THE PROBLEM:
Exclude the pictures; give every entry again exactly as written.

RECORD EXCERPTS:

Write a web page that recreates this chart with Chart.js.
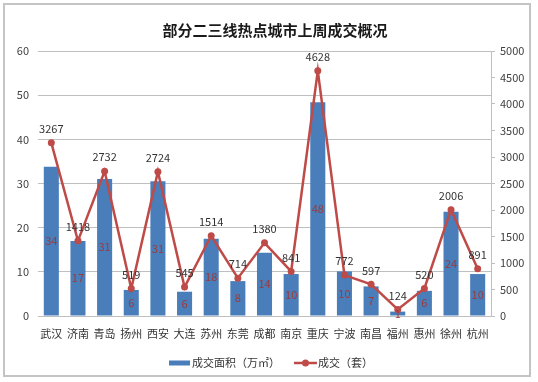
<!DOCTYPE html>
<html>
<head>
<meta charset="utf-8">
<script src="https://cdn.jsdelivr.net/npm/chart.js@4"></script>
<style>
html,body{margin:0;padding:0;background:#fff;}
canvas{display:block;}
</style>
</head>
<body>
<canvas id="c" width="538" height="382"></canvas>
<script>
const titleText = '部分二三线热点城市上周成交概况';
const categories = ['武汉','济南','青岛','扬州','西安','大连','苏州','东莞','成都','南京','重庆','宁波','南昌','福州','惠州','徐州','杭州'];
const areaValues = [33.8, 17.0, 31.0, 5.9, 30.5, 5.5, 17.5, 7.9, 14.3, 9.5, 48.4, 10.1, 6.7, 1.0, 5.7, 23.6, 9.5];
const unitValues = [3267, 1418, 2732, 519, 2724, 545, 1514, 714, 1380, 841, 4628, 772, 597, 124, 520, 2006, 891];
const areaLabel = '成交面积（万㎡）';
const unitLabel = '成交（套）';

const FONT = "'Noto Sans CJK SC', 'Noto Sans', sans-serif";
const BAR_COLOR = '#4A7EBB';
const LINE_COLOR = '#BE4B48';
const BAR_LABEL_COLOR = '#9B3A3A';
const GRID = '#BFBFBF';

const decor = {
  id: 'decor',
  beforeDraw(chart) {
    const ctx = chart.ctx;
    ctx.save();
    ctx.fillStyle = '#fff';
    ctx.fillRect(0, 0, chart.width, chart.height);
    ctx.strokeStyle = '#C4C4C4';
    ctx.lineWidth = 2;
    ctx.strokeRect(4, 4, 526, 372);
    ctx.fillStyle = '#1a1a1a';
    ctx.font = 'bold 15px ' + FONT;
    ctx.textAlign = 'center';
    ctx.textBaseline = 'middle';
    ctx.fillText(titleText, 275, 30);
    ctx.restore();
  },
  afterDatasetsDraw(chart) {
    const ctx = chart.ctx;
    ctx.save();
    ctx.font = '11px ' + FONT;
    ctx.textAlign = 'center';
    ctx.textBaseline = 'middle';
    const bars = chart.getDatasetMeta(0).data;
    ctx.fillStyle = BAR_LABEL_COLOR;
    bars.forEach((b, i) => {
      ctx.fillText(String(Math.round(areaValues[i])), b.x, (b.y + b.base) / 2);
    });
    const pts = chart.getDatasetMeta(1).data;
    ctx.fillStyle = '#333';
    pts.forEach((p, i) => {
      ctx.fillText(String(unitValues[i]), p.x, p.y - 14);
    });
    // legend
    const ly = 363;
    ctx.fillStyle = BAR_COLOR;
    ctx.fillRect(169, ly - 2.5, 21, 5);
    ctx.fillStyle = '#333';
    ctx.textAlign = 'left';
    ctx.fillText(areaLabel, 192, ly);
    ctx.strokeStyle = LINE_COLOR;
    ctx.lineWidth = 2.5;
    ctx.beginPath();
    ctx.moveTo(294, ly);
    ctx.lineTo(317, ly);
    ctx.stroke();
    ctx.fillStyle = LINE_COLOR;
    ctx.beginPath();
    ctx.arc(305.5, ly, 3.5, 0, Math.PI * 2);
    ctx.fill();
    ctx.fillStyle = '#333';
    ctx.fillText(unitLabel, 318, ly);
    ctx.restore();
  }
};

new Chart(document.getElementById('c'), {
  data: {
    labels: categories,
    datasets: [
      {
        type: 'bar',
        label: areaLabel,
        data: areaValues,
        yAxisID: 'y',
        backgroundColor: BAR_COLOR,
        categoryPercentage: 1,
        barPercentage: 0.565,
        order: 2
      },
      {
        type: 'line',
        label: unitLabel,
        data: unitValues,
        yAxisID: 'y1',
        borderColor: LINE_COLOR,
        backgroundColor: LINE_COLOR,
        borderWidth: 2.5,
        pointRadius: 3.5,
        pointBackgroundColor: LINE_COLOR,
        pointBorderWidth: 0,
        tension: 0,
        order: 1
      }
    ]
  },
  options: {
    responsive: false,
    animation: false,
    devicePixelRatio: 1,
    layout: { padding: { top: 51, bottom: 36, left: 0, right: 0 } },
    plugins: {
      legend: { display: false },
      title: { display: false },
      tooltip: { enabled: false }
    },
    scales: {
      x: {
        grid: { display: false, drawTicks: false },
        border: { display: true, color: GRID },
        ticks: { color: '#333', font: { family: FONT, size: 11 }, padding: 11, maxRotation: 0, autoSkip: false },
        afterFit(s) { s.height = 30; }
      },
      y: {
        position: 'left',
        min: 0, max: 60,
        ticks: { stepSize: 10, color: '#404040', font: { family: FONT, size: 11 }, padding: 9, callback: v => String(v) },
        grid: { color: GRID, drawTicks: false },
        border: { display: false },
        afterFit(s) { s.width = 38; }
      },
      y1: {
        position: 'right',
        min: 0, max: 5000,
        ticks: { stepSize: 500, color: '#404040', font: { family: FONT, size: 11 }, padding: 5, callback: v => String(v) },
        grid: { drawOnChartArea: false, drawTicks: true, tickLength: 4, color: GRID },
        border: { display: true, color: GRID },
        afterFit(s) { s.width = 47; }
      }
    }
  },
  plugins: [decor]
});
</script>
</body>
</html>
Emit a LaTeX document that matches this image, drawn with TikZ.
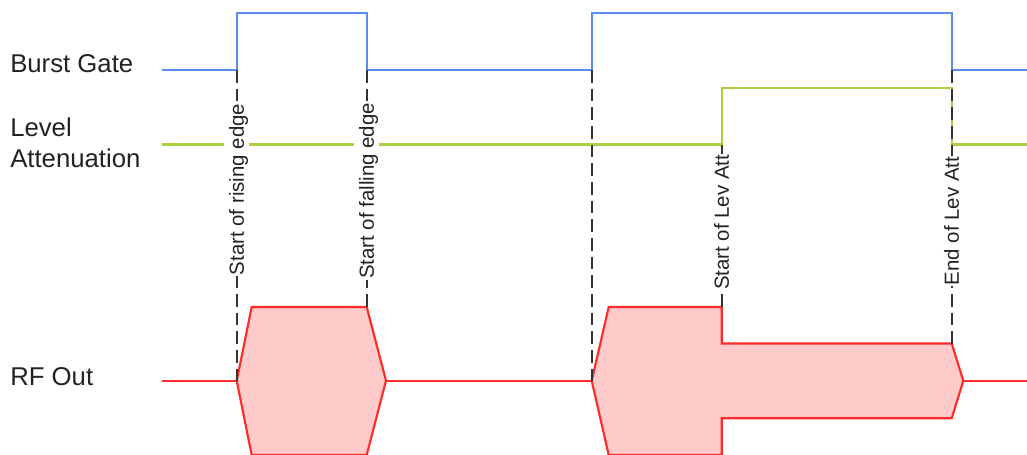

REPLY:
Write a web page that recreates this chart with Chart.js.
<!DOCTYPE html>
<html>
<head>
<meta charset="utf-8">
<script src="https://cdn.jsdelivr.net/npm/chart.js@4"></script>
<style>
html,body{margin:0;padding:0;background:#fff;}
canvas{display:block;}
</style>
</head>
<body>
<canvas id="c" width="538" height="382"></canvas>
<script>
const titleText = '部分二三线热点城市上周成交概况';
const categories = ['武汉','济南','青岛','扬州','西安','大连','苏州','东莞','成都','南京','重庆','宁波','南昌','福州','惠州','徐州','杭州'];
const areaValues = [33.8, 17.0, 31.0, 5.9, 30.5, 5.5, 17.5, 7.9, 14.3, 9.5, 48.4, 10.1, 6.7, 1.0, 5.7, 23.6, 9.5];
const unitValues = [3267, 1418, 2732, 519, 2724, 545, 1514, 714, 1380, 841, 4628, 772, 597, 124, 520, 2006, 891];
const areaLabel = '成交面积（万㎡）';
const unitLabel = '成交（套）';

const FONT = "'Noto Sans CJK SC', 'Noto Sans', sans-serif";
const BAR_COLOR = '#4A7EBB';
const LINE_COLOR = '#BE4B48';
const BAR_LABEL_COLOR = '#9B3A3A';
const GRID = '#BFBFBF';

const decor = {
  id: 'decor',
  beforeDraw(chart) {
    const ctx = chart.ctx;
    ctx.save();
    ctx.fillStyle = '#fff';
    ctx.fillRect(0, 0, chart.width, chart.height);
    ctx.strokeStyle = '#C4C4C4';
    ctx.lineWidth = 2;
    ctx.strokeRect(4, 4, 526, 372);
    ctx.fillStyle = '#1a1a1a';
    ctx.font = 'bold 15px ' + FONT;
    ctx.textAlign = 'center';
    ctx.textBaseline = 'middle';
    ctx.fillText(titleText, 275, 30);
    ctx.restore();
  },
  afterDatasetsDraw(chart) {
    const ctx = chart.ctx;
    ctx.save();
    ctx.font = '11px ' + FONT;
    ctx.textAlign = 'center';
    ctx.textBaseline = 'middle';
    const bars = chart.getDatasetMeta(0).data;
    ctx.fillStyle = BAR_LABEL_COLOR;
    bars.forEach((b, i) => {
      ctx.fillText(String(Math.round(areaValues[i])), b.x, (b.y + b.base) / 2);
    });
    const pts = chart.getDatasetMeta(1).data;
    ctx.fillStyle = '#333';
    pts.forEach((p, i) => {
      ctx.fillText(String(unitValues[i]), p.x, p.y - 14);
    });
    // legend
    const ly = 363;
    ctx.fillStyle = BAR_COLOR;
    ctx.fillRect(169, ly - 2.5, 21, 5);
    ctx.fillStyle = '#333';
    ctx.textAlign = 'left';
    ctx.fillText(areaLabel, 192, ly);
    ctx.strokeStyle = LINE_COLOR;
    ctx.lineWidth = 2.5;
    ctx.beginPath();
    ctx.moveTo(294, ly);
    ctx.lineTo(317, ly);
    ctx.stroke();
    ctx.fillStyle = LINE_COLOR;
    ctx.beginPath();
    ctx.arc(305.5, ly, 3.5, 0, Math.PI * 2);
    ctx.fill();
    ctx.fillStyle = '#333';
    ctx.fillText(unitLabel, 318, ly);
    ctx.restore();
  }
};

new Chart(document.getElementById('c'), {
  data: {
    labels: categories,
    datasets: [
      {
        type: 'bar',
        label: areaLabel,
        data: areaValues,
        yAxisID: 'y',
        backgroundColor: BAR_COLOR,
        categoryPercentage: 1,
        barPercentage: 0.565,
        order: 2
      },
      {
        type: 'line',
        label: unitLabel,
        data: unitValues,
        yAxisID: 'y1',
        borderColor: LINE_COLOR,
        backgroundColor: LINE_COLOR,
        borderWidth: 2.5,
        pointRadius: 3.5,
        pointBackgroundColor: LINE_COLOR,
        pointBorderWidth: 0,
        tension: 0,
        order: 1
      }
    ]
  },
  options: {
    responsive: false,
    animation: false,
    devicePixelRatio: 1,
    layout: { padding: { top: 51, bottom: 36, left: 0, right: 0 } },
    plugins: {
      legend: { display: false },
      title: { display: false },
      tooltip: { enabled: false }
    },
    scales: {
      x: {
        grid: { display: false, drawTicks: false },
        border: { display: true, color: GRID },
        ticks: { color: '#333', font: { family: FONT, size: 11 }, padding: 11, maxRotation: 0, autoSkip: false },
        afterFit(s) { s.height = 30; }
      },
      y: {
        position: 'left',
        min: 0, max: 60,
        ticks: { stepSize: 10, color: '#404040', font: { family: FONT, size: 11 }, padding: 9, callback: v => String(v) },
        grid: { color: GRID, drawTicks: false },
        border: { display: false },
        afterFit(s) { s.width = 38; }
      },
      y1: {
        position: 'right',
        min: 0, max: 5000,
        ticks: { stepSize: 500, color: '#404040', font: { family: FONT, size: 11 }, padding: 5, callback: v => String(v) },
        grid: { drawOnChartArea: false, drawTicks: true, tickLength: 4, color: GRID },
        border: { display: true, color: GRID },
        afterFit(s) { s.width = 47; }
      }
    }
  },
  plugins: [decor]
});
</script>
</body>
</html>
Emit a LaTeX document that matches this image, drawn with TikZ.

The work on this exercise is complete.